#### [WHAT YOU HAVE TO DO]
An exact copy of all the data is required, with pictures left out.

== == ==

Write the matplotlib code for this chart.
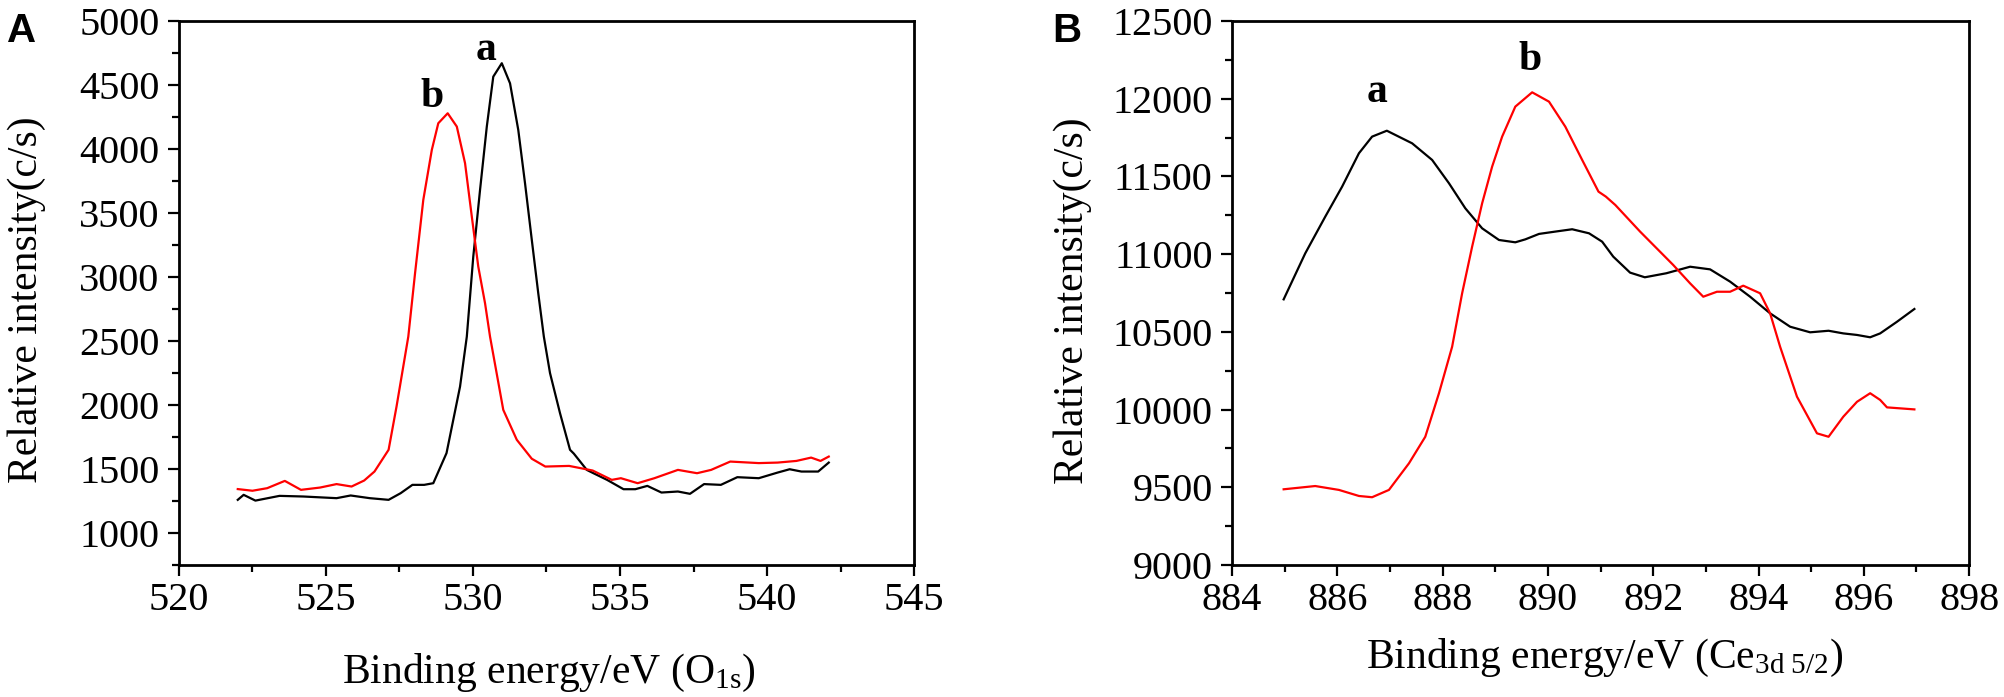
import matplotlib
matplotlib.use("Agg")
import matplotlib.pyplot as plt
from matplotlib.ticker import MultipleLocator

plt.rcParams['font.family'] = ['Liberation Serif', 'DejaVu Serif']
plt.rcParams['mathtext.fontset'] = 'custom'
plt.rcParams['mathtext.rm'] = 'Liberation Serif'
plt.rcParams['mathtext.it'] = 'Liberation Serif:italic'

# ---------------- Panel A: O1s ----------------
a_o1s_x = [522.0, 522.2, 522.6, 523.42, 524.23, 525.36, 525.84, 526.49, 527.13, 527.54,
           527.94, 528.34, 528.65, 529.1, 529.56, 529.79, 530.01, 530.24, 530.47, 530.69,
           530.98, 531.26, 531.54, 531.77, 532.0, 532.22, 532.41, 532.62, 532.96, 533.3,
           533.43, 533.87, 534.07, 534.56, 535.12, 535.52, 535.93, 536.41, 536.97, 537.38,
           537.86, 538.43, 538.99, 539.72, 540.36, 540.77, 541.17, 541.74, 542.1]
a_o1s_y = [1259, 1298, 1253, 1290, 1285, 1272, 1293, 1272, 1259, 1311,
           1376, 1376, 1389, 1624, 2144, 2534, 3159, 3680, 4175, 4565,
           4670, 4513, 4149, 3732, 3290, 2873, 2534, 2249, 1936, 1650,
           1620, 1493, 1470, 1415, 1342, 1342, 1368, 1316, 1324, 1306,
           1382, 1376, 1436, 1428, 1472, 1498, 1480, 1480, 1550]

b_o1s_x = [522.0, 522.5, 523.0, 523.6, 524.15, 524.8, 525.36, 525.87, 526.3, 526.65,
           527.13, 527.4, 527.8, 528.03, 528.31, 528.6, 528.82, 529.14, 529.45, 529.73,
           529.96, 530.18, 530.41, 530.58, 531.03, 531.49, 532.0, 532.46, 533.27, 534.07,
           534.72, 535.03, 535.6, 536.17, 536.97, 537.62, 538.1, 538.75, 539.72, 540.36,
           541.0, 541.5, 541.82, 542.1]
b_o1s_y = [1343, 1330, 1350, 1407, 1337, 1355, 1382, 1363, 1410, 1480,
           1650, 1988, 2534, 3030, 3602, 3993, 4201, 4279, 4175, 3889,
           3472, 3081, 2795, 2534, 1962, 1728, 1580, 1519, 1524, 1488,
           1415, 1428, 1389, 1428, 1493, 1467, 1493, 1558, 1546, 1550,
           1563, 1589, 1563, 1597]

# ---------------- Panel B: Ce3d5/2 ----------------
a_ce_x = [884.98, 885.39, 885.77, 886.09, 886.41, 886.66, 886.94, 887.42, 887.8, 888.12,
          888.43, 888.75, 889.07, 889.38, 889.57, 889.83, 890.14, 890.46, 890.78, 891.03,
          891.24, 891.56, 891.84, 892.25, 892.7, 893.08, 893.46, 893.84, 894.22, 894.6,
          894.98, 895.33, 895.61, 895.87, 896.12, 896.31, 896.63, 896.96]
a_ce_y = [10709, 11005, 11241, 11434, 11649, 11756, 11794, 11713, 11606, 11456,
          11295, 11166, 11091, 11076, 11095, 11130, 11145, 11160, 11134, 11080,
          10984, 10881, 10851, 10877, 10919, 10902, 10823, 10726, 10619, 10533,
          10497, 10507, 10490, 10480, 10465, 10490, 10565, 10647]

b_ce_x = [884.98, 885.58, 886.03, 886.41, 886.66, 886.98, 887.36, 887.67, 887.93, 888.18,
          888.37, 888.56, 888.75, 888.94, 889.13, 889.38, 889.7, 890.02, 890.33, 890.65,
          890.96, 891.1, 891.28, 891.75, 892.38, 892.7, 892.95, 893.21, 893.46, 893.71,
          894.03, 894.22, 894.41, 894.73, 895.11, 895.33, 895.61, 895.87, 896.12, 896.31,
          896.44, 896.96]
b_ce_y = [9487, 9508, 9483, 9444, 9436, 9483, 9654, 9825, 10105, 10404,
          10748, 11048, 11327, 11563, 11756, 11949, 12041, 11981, 11820, 11606,
          11402, 11370, 11316, 11145, 10930, 10812, 10726, 10758, 10758, 10797,
          10748, 10619, 10404, 10083, 9847, 9825, 9954, 10050, 10105, 10062,
          10014, 10001]

xlabel_A = r'Binding energy/eV (O$_\mathregular{1s}$)'
xlabel_B = r'Binding energy/eV (Ce$_\mathregular{3d\ 5/2}$)'
ylabel = 'Relative intensity(c/s)'

fig = plt.figure(figsize=(20.04, 6.97), dpi=100)
axA = fig.add_axes([0.0893, 0.1894, 0.3668, 0.7805])
axB = fig.add_axes([0.6148, 0.1894, 0.3678, 0.7805])

red = '#ff0000'
axA.plot(a_o1s_x, a_o1s_y, color='black', lw=1.6)
axA.plot(b_o1s_x, b_o1s_y, color=red, lw=1.6)
axB.plot(a_ce_x, a_ce_y, color='black', lw=1.6)
axB.plot(b_ce_x, b_ce_y, color=red, lw=1.6)

axA.set_xlim(520, 545)
axA.set_ylim(750, 5000)
axA.xaxis.set_major_locator(MultipleLocator(5))
axA.xaxis.set_minor_locator(MultipleLocator(2.5))
axA.yaxis.set_major_locator(MultipleLocator(500))
axA.yaxis.set_minor_locator(MultipleLocator(250))

axB.set_xlim(884, 898)
axB.set_ylim(9000, 12500)
axB.xaxis.set_major_locator(MultipleLocator(2))
axB.xaxis.set_minor_locator(MultipleLocator(1))
axB.yaxis.set_major_locator(MultipleLocator(500))
axB.yaxis.set_minor_locator(MultipleLocator(250))

for ax, xl in ((axA, xlabel_A), (axB, xlabel_B)):
    for s in ax.spines.values():
        s.set_linewidth(2.0)
    ax.tick_params(which='both', direction='out', top=False, right=False, width=1.6)
    ax.tick_params(which='major', length=8, labelsize=29)
    ax.tick_params(which='minor', length=5)
    ax.tick_params(axis='x', which='major', pad=4)
    ax.tick_params(axis='y', which='major', pad=6)
    ax.set_xlabel(xl, fontsize=30)
    ax.set_ylabel(ylabel, fontsize=30)

axA.xaxis.label.set_va('baseline')
axB.xaxis.label.set_va('baseline')
axA.xaxis.set_label_coords(0.503, -0.217)
axB.xaxis.set_label_coords(0.506, -0.189)
axA.yaxis.set_label_coords(-0.181, 0.487)
axB.yaxis.set_label_coords(-0.190, 0.485)

# curve labels
axA.text(530.45, 4695, 'a', fontsize=30, fontweight='bold', ha='center', va='baseline')
axA.text(528.6, 4326, 'b', fontsize=30, fontweight='bold', ha='center', va='baseline')
axB.text(886.75, 11981, 'a', fontsize=30, fontweight='bold', ha='center', va='baseline')
axB.text(889.66, 12186, 'b', fontsize=30, fontweight='bold', ha='center', va='baseline')

# panel letters
fig.text(7 / 2004, 1 - 42 / 697, 'A', fontsize=29, fontweight='bold',
         family=['Liberation Sans', 'DejaVu Sans'], ha='left', va='baseline')
fig.text(1052 / 2004, 1 - 42 / 697, 'B', fontsize=29, fontweight='bold',
         family=['Liberation Sans', 'DejaVu Sans'], ha='left', va='baseline')

fig.savefig('out.png', dpi=100)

== == ==

#### [WRITTEN REPLY]
Write the matplotlib code for this chart.
import matplotlib
matplotlib.use("Agg")
import matplotlib.pyplot as plt
from matplotlib.ticker import MultipleLocator

plt.rcParams['font.family'] = ['Liberation Serif', 'DejaVu Serif']
plt.rcParams['mathtext.fontset'] = 'custom'
plt.rcParams['mathtext.rm'] = 'Liberation Serif'
plt.rcParams['mathtext.it'] = 'Liberation Serif:italic'

# ---------------- Panel A: O1s ----------------
a_o1s_x = [522.0, 522.2, 522.6, 523.42, 524.23, 525.36, 525.84, 526.49, 527.13, 527.54,
           527.94, 528.34, 528.65, 529.1, 529.56, 529.79, 530.01, 530.24, 530.47, 530.69,
           530.98, 531.26, 531.54, 531.77, 532.0, 532.22, 532.41, 532.62, 532.96, 533.3,
           533.43, 533.87, 534.07, 534.56, 535.12, 535.52, 535.93, 536.41, 536.97, 537.38,
           537.86, 538.43, 538.99, 539.72, 540.36, 540.77, 541.17, 541.74, 542.1]
a_o1s_y = [1259, 1298, 1253, 1290, 1285, 1272, 1293, 1272, 1259, 1311,
           1376, 1376, 1389, 1624, 2144, 2534, 3159, 3680, 4175, 4565,
           4670, 4513, 4149, 3732, 3290, 2873, 2534, 2249, 1936, 1650,
           1620, 1493, 1470, 1415, 1342, 1342, 1368, 1316, 1324, 1306,
           1382, 1376, 1436, 1428, 1472, 1498, 1480, 1480, 1550]

b_o1s_x = [522.0, 522.5, 523.0, 523.6, 524.15, 524.8, 525.36, 525.87, 526.3, 526.65,
           527.13, 527.4, 527.8, 528.03, 528.31, 528.6, 528.82, 529.14, 529.45, 529.73,
           529.96, 530.18, 530.41, 530.58, 531.03, 531.49, 532.0, 532.46, 533.27, 534.07,
           534.72, 535.03, 535.6, 536.17, 536.97, 537.62, 538.1, 538.75, 539.72, 540.36,
           541.0, 541.5, 541.82, 542.1]
b_o1s_y = [1343, 1330, 1350, 1407, 1337, 1355, 1382, 1363, 1410, 1480,
           1650, 1988, 2534, 3030, 3602, 3993, 4201, 4279, 4175, 3889,
           3472, 3081, 2795, 2534, 1962, 1728, 1580, 1519, 1524, 1488,
           1415, 1428, 1389, 1428, 1493, 1467, 1493, 1558, 1546, 1550,
           1563, 1589, 1563, 1597]

# ---------------- Panel B: Ce3d5/2 ----------------
a_ce_x = [884.98, 885.39, 885.77, 886.09, 886.41, 886.66, 886.94, 887.42, 887.8, 888.12,
          888.43, 888.75, 889.07, 889.38, 889.57, 889.83, 890.14, 890.46, 890.78, 891.03,
          891.24, 891.56, 891.84, 892.25, 892.7, 893.08, 893.46, 893.84, 894.22, 894.6,
          894.98, 895.33, 895.61, 895.87, 896.12, 896.31, 896.63, 896.96]
a_ce_y = [10709, 11005, 11241, 11434, 11649, 11756, 11794, 11713, 11606, 11456,
          11295, 11166, 11091, 11076, 11095, 11130, 11145, 11160, 11134, 11080,
          10984, 10881, 10851, 10877, 10919, 10902, 10823, 10726, 10619, 10533,
          10497, 10507, 10490, 10480, 10465, 10490, 10565, 10647]

b_ce_x = [884.98, 885.58, 886.03, 886.41, 886.66, 886.98, 887.36, 887.67, 887.93, 888.18,
          888.37, 888.56, 888.75, 888.94, 889.13, 889.38, 889.7, 890.02, 890.33, 890.65,
          890.96, 891.1, 891.28, 891.75, 892.38, 892.7, 892.95, 893.21, 893.46, 893.71,
          894.03, 894.22, 894.41, 894.73, 895.11, 895.33, 895.61, 895.87, 896.12, 896.31,
          896.44, 896.96]
b_ce_y = [9487, 9508, 9483, 9444, 9436, 9483, 9654, 9825, 10105, 10404,
          10748, 11048, 11327, 11563, 11756, 11949, 12041, 11981, 11820, 11606,
          11402, 11370, 11316, 11145, 10930, 10812, 10726, 10758, 10758, 10797,
          10748, 10619, 10404, 10083, 9847, 9825, 9954, 10050, 10105, 10062,
          10014, 10001]

xlabel_A = r'Binding energy/eV (O$_\mathregular{1s}$)'
xlabel_B = r'Binding energy/eV (Ce$_\mathregular{3d\ 5/2}$)'
ylabel = 'Relative intensity(c/s)'

fig = plt.figure(figsize=(20.04, 6.97), dpi=100)
axA = fig.add_axes([0.0893, 0.1894, 0.3668, 0.7805])
axB = fig.add_axes([0.6148, 0.1894, 0.3678, 0.7805])

red = '#ff0000'
axA.plot(a_o1s_x, a_o1s_y, color='black', lw=1.6)
axA.plot(b_o1s_x, b_o1s_y, color=red, lw=1.6)
axB.plot(a_ce_x, a_ce_y, color='black', lw=1.6)
axB.plot(b_ce_x, b_ce_y, color=red, lw=1.6)

axA.set_xlim(520, 545)
axA.set_ylim(750, 5000)
axA.xaxis.set_major_locator(MultipleLocator(5))
axA.xaxis.set_minor_locator(MultipleLocator(2.5))
axA.yaxis.set_major_locator(MultipleLocator(500))
axA.yaxis.set_minor_locator(MultipleLocator(250))

axB.set_xlim(884, 898)
axB.set_ylim(9000, 12500)
axB.xaxis.set_major_locator(MultipleLocator(2))
axB.xaxis.set_minor_locator(MultipleLocator(1))
axB.yaxis.set_major_locator(MultipleLocator(500))
axB.yaxis.set_minor_locator(MultipleLocator(250))

for ax, xl in ((axA, xlabel_A), (axB, xlabel_B)):
    for s in ax.spines.values():
        s.set_linewidth(2.0)
    ax.tick_params(which='both', direction='out', top=False, right=False, width=1.6)
    ax.tick_params(which='major', length=8, labelsize=29)
    ax.tick_params(which='minor', length=5)
    ax.tick_params(axis='x', which='major', pad=4)
    ax.tick_params(axis='y', which='major', pad=6)
    ax.set_xlabel(xl, fontsize=30)
    ax.set_ylabel(ylabel, fontsize=30)

axA.xaxis.label.set_va('baseline')
axB.xaxis.label.set_va('baseline')
axA.xaxis.set_label_coords(0.503, -0.217)
axB.xaxis.set_label_coords(0.506, -0.189)
axA.yaxis.set_label_coords(-0.181, 0.487)
axB.yaxis.set_label_coords(-0.190, 0.485)

# curve labels
axA.text(530.45, 4695, 'a', fontsize=30, fontweight='bold', ha='center', va='baseline')
axA.text(528.6, 4326, 'b', fontsize=30, fontweight='bold', ha='center', va='baseline')
axB.text(886.75, 11981, 'a', fontsize=30, fontweight='bold', ha='center', va='baseline')
axB.text(889.66, 12186, 'b', fontsize=30, fontweight='bold', ha='center', va='baseline')

# panel letters
fig.text(7 / 2004, 1 - 42 / 697, 'A', fontsize=29, fontweight='bold',
         family=['Liberation Sans', 'DejaVu Sans'], ha='left', va='baseline')
fig.text(1052 / 2004, 1 - 42 / 697, 'B', fontsize=29, fontweight='bold',
         family=['Liberation Sans', 'DejaVu Sans'], ha='left', va='baseline')

fig.savefig('out.png', dpi=100)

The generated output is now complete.